I notice a hesitancy in posting these days, as it all seems a little too obvious – and too general and too much of a repetition – to mention. But as it still comes up, I guess I need to hear it.
In doing the Byron Katie inquiries – and probably any other forms of inquiry – there can be several different agendas behind it.
There can be an intention to…
- Hold onto the belief
It seems too true, or too valuable, for me to question it. Or the implications of questioning it seem too wide-reaching. This seems to be a problem in the very beginning of inquiry, before we see – over and over – the release and clarity that comes out of it.
- Get rid of the belief
We either want a particular belief to go away, or – as in my case – any and all beliefs to go away. I notice that I sometimes inquire partly to uncover the dynamics around the belief, but also partly with the intention to have it go away.
- Change the situation…
miraculously, through inquiry. For instance, I may have an addiction I hope will clear up through inquiry, or money problems, health problems, relationship problems and so on.
I notice that when these are present for me there is also a discomfort throughout the inquiry. And this discomfort is a sign that there are underlying beliefs about inquiry waiting to be explored through inquiry.
These underlying beliefs about inquiry…
- Prevents me from staying with the inquiry
A part of me keeps the intention in mind, compares whatever comes up with this desired outcome, analyzes whatever comes up in the light of this desired outcome, and so on. There is a whole level of filtering and processing going on which clouds over the simplicity of it.

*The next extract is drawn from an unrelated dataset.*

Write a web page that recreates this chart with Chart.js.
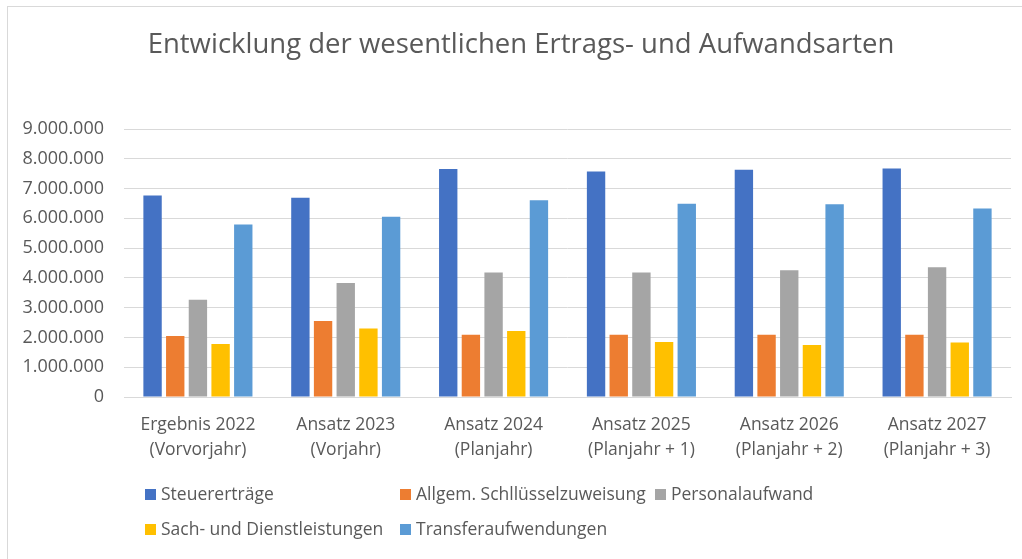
<!DOCTYPE html>
<html lang="de">
<head>
<meta charset="UTF-8">
<title>Entwicklung der wesentlichen Ertrags- und Aufwandsarten</title>
<script src="https://cdn.jsdelivr.net/npm/chart.js"></script>
<style>
  html, body { margin: 0; padding: 0; background: #fff; overflow: hidden; }
  #frame { position: absolute; left: 7px; top: 6px; width: 1100px; height: 700px; border: 1px solid #d9d9d9; }
  #wrap { position: absolute; left: 0; top: 0; width: 1022px; height: 559px; }
</style>
</head>
<body>
<div id="frame"></div>
<div id="wrap"><canvas id="chart"></canvas></div>
<script>
// Daten
const categories = [
  ['Ergebnis 2022', '(Vorvorjahr)'],
  ['Ansatz 2023', '(Vorjahr)'],
  ['Ansatz 2024', '(Planjahr)'],
  ['Ansatz 2025', '(Planjahr + 1)'],
  ['Ansatz 2026', '(Planjahr + 2)'],
  ['Ansatz 2027', '(Planjahr + 3)']
];
const seriesNames = ['Steuererträge', 'Allgem. Schllüsselzuweisung', 'Personalaufwand', 'Sach- und Dienstleistungen', 'Transferaufwendungen'];
const steuerertraege     = [6770000, 6690000, 7660000, 7570000, 7630000, 7670000];
const schluesselzuw      = [2050000, 2550000, 2090000, 2090000, 2090000, 2090000];
const personalaufwand    = [3270000, 3830000, 4180000, 4180000, 4260000, 4360000];
const sachDienst         = [1780000, 2300000, 2220000, 1850000, 1750000, 1830000];
const transferaufw       = [5790000, 6050000, 6610000, 6490000, 6470000, 6330000];
const yTicks = [0, 1000000, 2000000, 3000000, 4000000, 5000000, 6000000, 7000000, 8000000, 9000000];

const colors = ['#4472C4', '#ED7D31', '#A5A5A5', '#FFC000', '#5B9BD5'];
const textColor = '#595959';
const fontFamily = '"Open Sans", "Noto Sans", sans-serif';

function fmt(v) {
  return String(Math.round(v)).replace(/\B(?=(\d{3})+(?!\d))/g, '.');
}

const seriesValues = [steuerertraege, schluesselzuw, personalaufwand, sachDienst, transferaufw];

// Titel etwas nach rechts (Excel zentriert über dem Rahmen, nicht über dem Canvas)
const titleShift = {
  id: 'titleShift',
  afterLayout(chart) {
    const t = chart.titleBlock;
    if (t) { t.left = 31; t.right = 1011; }
  }
};

// Legende wie in Excel: zwei Zeilen, Spalten bei 145 / 400
const legendSlots = [
  { x: 145, y: 495 }, { x: 400, y: 495 }, { x: 655, y: 495 },
  { x: 145, y: 530 }, { x: 400, y: 530 }
];
const excelLegend = {
  id: 'excelLegend',
  afterDraw(chart) {
    const ctx = chart.ctx;
    ctx.save();
    ctx.font = '17.5px ' + fontFamily;
    ctx.textBaseline = 'middle';
    let prevEnd = 0;
    chart.data.datasets.forEach((ds, i) => {
      const s = legendSlots[i];
      let x = s.x;
      // gleiche Zeile: nicht mit vorigem Eintrag überlappen
      if (i > 0 && legendSlots[i - 1].y === s.y) x = Math.max(x, prevEnd + 8);
      ctx.fillStyle = ds.backgroundColor;
      ctx.fillRect(x, s.y - 6, 11, 11);
      ctx.fillStyle = textColor;
      ctx.fillText(ds.label, x + 16, s.y);
      prevEnd = x + 16 + ctx.measureText(ds.label).width;
    });
    ctx.restore();
  }
};

new Chart(document.getElementById('chart'), {
  type: 'bar',
  data: {
    labels: categories,
    datasets: seriesNames.map((name, i) => ({
      label: name,
      data: seriesValues[i],
      backgroundColor: colors[i],
      borderWidth: 0,
      categoryPercentage: 0.767,
      barPercentage: 0.81
    }))
  },
  options: {
    responsive: true,
    maintainAspectRatio: false,
    animation: false,
    layout: { padding: { left: 0, right: 11, top: 0, bottom: 92 } },
    plugins: {
      legend: { display: false },
      tooltip: { enabled: false },
      title: {
        display: true,
        text: 'Entwicklung der wesentlichen Ertrags- und Aufwandsarten',
        color: textColor,
        font: { family: fontFamily, size: 27.5, weight: 'normal', lineHeight: 1.2 },
        padding: { top: 29, bottom: 67 }
      }
    },
    scales: {
      x: {
        grid: { display: false, drawTicks: false },
        border: { display: true, color: '#d9d9d9', width: 1 },
        ticks: {
          color: textColor,
          padding: 16,
          maxRotation: 0,
          font: { family: fontFamily, size: 17.5, lineHeight: 1.4 }
        },
        afterFit(scale) { scale.height = 70; }
      },
      y: {
        min: 0,
        max: 9000000,
        afterBuildTicks(scale) { scale.ticks = yTicks.map(v => ({ value: v })); },
        grid: { color: '#d9d9d9', lineWidth: 1, drawTicks: false },
        border: { display: false },
        ticks: {
          color: textColor,
          padding: 20,
          font: { family: fontFamily, size: 18 },
          callback: v => fmt(v)
        },
        afterFit(scale) { scale.width = 124; }
      }
    }
  },
  plugins: [titleShift, excelLegend]
});
</script>
</body>
</html>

- Filter the content of inquiry
They filter what comes up, possibly leaving out that which appears to not fit with the desired outcome. They also cloud over the simple seeing of what comes up.
- Clouds it over
In general, it clouds over the simplicity of the inquiry, and the clear seeing of what comes up.
It seems that these intentions are typically more strongly present early on in doing inquiry.
As we become more familiar with inquiry, we start trusting the process and the clarity and wisdom that comes out of it. There is no need to add anything to the inherent simplicity of the process. And as we inquire into these underlying beliefs about inquiry, they tend to clear up as well.
Over and over, I see the effects of the process – and that it is simple. There is no need to add anything to it. I find a simple statement, I ask four questions and turn the statement around, and I do this with sincerity, a curiosity about the dynamics of this particular belief, a curiosity about what comes up as really true for me, and an interest in allowing it all to sink in – allowing it all to be simply seen.
And in this, I find – over and over – that the natural and inherent wisdom, clarity and compassion of mind takes over, allowing it all to reorganize, unfold, untie, unravel, in whatever way it needs to.